What's the background?
Wilmer Maldonado Rodriguez tried to protect two boys being threatened by members of the notoriously murderous MS-13 gang on Long Island in October 2018, officials noted in an earlier Times report.
In response to him standing up for the kids, the gang members repeatedly stabbed Rodriguez and hit him in the head with a bat, the paper said. Nine members of the MS-13 gang were arrested in connection with the attack, WNBC-TV reported.
Nevertheless, Rodriguez agreed to testify against the gang members charged with assault and witness intimidation as a result of the attack, officials told the Times.
Nassau Police Commissioner Patrick Ryder told the station prosecutors protected Rodriguez's identity for more than a year. But in early January they had to reveal his name to the gang members' attorneys because the state's new bail reform law — urged into existence by "progressive lawmakers," the Times said — requires it.
After Rodriguez's name was released, Ryder said a "pattern of intimidation" began against him, the Times added.
Rodriguez, 36, was found beaten to death Sunday outside a home in New Cassel, New York, the paper said.
"This courageous man was prepared to testify against his alleged assailants at an upcoming trial but he was brutally beaten to death before he could," Nassau County District Attorney Madeline Singas said, according to WNBC, which added that no arrests have been made in connection with the killing.
Some maintained the death of Rodriguez — who was described as homeless — could have been avoided if not for the new law, the station added.
"The system failed," Ryder said, according to WNBC. "This man's dead because we didn't do enough."
He added to the station that Rodriguez's information "which should have been protected was turned over too early."
Later, Ryder appeared to hedge his remarks, saying there was "no direct link between the death of Wilmer Maldonado Rodriguez and criminal justice reform," the Times said.

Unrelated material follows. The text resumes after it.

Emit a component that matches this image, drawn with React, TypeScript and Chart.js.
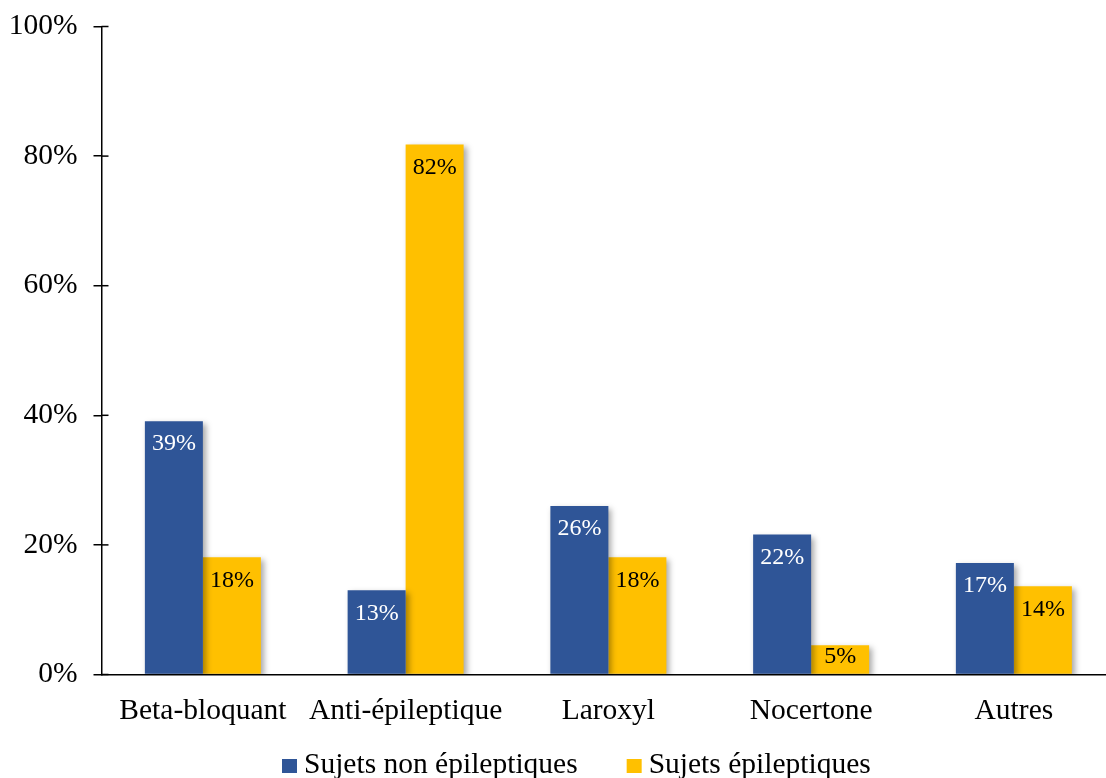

The Times' follow-up report noted that Rodriguez's identity remained under protective seal and that both defense lawyers of the MS-13 gang members said they never revealed his name to their clients.
Justin Feinman, one of the defense attorneys, told the paper the defendants and Rodriguez appeared to know each other in 2018, the year the brutal attack took place.

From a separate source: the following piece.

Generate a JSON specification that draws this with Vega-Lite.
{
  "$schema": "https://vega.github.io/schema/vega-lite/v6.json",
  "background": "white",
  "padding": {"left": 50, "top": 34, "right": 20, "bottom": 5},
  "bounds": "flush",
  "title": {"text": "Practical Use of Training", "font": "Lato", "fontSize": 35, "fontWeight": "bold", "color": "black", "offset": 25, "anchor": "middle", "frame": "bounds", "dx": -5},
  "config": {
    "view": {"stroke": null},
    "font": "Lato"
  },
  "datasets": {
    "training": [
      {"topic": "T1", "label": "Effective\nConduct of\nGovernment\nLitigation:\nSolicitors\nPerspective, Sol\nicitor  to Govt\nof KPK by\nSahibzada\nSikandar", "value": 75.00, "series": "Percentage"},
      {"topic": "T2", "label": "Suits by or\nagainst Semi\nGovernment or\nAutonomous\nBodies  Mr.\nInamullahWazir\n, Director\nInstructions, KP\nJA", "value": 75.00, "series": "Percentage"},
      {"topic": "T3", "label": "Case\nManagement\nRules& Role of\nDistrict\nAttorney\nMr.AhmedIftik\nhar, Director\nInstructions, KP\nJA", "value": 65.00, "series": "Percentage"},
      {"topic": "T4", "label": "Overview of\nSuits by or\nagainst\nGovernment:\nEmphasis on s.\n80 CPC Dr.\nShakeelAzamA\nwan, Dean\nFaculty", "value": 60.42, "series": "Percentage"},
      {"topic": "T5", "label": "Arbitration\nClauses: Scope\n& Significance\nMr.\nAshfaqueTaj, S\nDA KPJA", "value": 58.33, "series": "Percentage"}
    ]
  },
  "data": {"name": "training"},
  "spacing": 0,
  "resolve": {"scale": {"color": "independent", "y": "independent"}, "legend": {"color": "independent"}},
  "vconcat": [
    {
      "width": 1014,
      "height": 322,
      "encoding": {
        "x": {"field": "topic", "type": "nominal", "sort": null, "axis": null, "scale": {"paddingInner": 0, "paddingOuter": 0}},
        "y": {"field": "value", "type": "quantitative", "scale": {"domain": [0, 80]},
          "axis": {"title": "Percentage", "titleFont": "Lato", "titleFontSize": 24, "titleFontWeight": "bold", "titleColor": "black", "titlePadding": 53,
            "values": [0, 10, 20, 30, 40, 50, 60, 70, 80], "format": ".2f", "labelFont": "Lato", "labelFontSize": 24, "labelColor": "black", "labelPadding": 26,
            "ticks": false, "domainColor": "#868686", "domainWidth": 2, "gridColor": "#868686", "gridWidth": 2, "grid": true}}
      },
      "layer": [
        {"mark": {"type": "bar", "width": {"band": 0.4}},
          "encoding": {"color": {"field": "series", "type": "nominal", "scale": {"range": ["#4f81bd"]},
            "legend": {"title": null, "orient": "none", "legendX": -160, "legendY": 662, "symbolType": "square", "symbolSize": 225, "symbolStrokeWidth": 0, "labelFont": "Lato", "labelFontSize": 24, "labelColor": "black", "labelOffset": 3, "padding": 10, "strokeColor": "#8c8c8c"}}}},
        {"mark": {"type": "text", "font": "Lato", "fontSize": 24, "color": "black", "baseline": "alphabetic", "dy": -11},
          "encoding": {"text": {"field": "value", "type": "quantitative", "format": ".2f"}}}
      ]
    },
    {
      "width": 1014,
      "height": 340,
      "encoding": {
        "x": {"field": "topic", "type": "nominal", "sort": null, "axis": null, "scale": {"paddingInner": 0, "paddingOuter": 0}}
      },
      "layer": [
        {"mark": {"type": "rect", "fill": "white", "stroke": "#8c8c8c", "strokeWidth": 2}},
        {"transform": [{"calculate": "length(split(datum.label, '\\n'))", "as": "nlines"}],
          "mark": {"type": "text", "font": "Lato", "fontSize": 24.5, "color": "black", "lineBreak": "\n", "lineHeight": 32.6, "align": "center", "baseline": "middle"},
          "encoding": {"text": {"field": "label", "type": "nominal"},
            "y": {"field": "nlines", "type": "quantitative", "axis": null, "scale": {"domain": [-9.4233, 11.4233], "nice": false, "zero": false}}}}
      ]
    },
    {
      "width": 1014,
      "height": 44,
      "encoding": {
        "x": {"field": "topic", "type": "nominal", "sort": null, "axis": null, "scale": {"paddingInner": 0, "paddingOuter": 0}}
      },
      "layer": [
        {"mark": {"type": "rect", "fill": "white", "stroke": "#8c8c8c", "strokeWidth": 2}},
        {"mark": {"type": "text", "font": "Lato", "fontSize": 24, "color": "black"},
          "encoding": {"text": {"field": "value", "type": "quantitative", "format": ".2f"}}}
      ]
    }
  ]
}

“Forget about 2020, in 2018 it seems that the victims had some familiarity with the alleged attackers, and vice versa," Feinman told the Times.
More from the paper:
As the case's trial date — Jan. 6, 2020 — inched closer, prosecutors began discussing how to transfer their discovery material to defense lawyers.

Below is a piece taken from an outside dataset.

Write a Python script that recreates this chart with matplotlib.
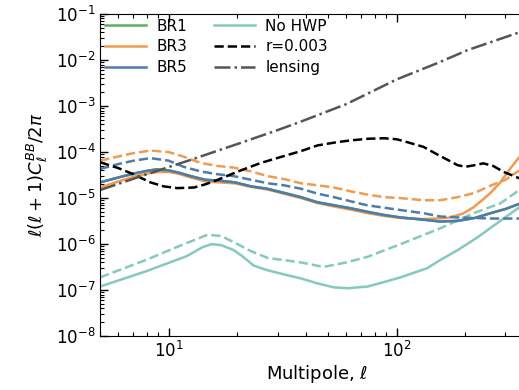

On Dec. 10, 2019, Judge Helene F. Gugerty ordered prosectors to begin producing their investigative material to the defense teams, who were forbidden to disclose any of the information, including Mr. Rodriguez's name, to their clients before Jan. 6.
When the parties arrived in court on Jan. 6, 2020, Nassau County prosecutors said they were not prepared for trial, and requested that the date be moved. All of the defense lawyers confirmed that they had not yet shared any discovery information with their clients, and that they would uphold the court's order until the trial date.
A county prosecutor agreed to allow defense lawyers to share certain discovery information with their clients, but specifically asked that any witness names, like Mr. Rodriguez's, not be shared. Both defense attorneys agreed to those terms.
Defending new state laws
Others noted to the Times in its earlier story on the matter that pinning Rodriguez's murder on new state laws isn't fair.
"This has absolutely nothing to do with the new criminal justice reforms," Mike Murphy — a spokesman for the State Senate's Democratic majority, which lobbied for the bail and discovery changes — told the paper.
Lisa Schreibersdorf, executive director of Brooklyn Defender Services, added to the Times that law enforcement officials who link Rodriguez's murder to the new rules are off base.
"There is absolutely no way this is related to the discovery laws," she told the paper, adding that she had spoken to some of the lawyers in the case.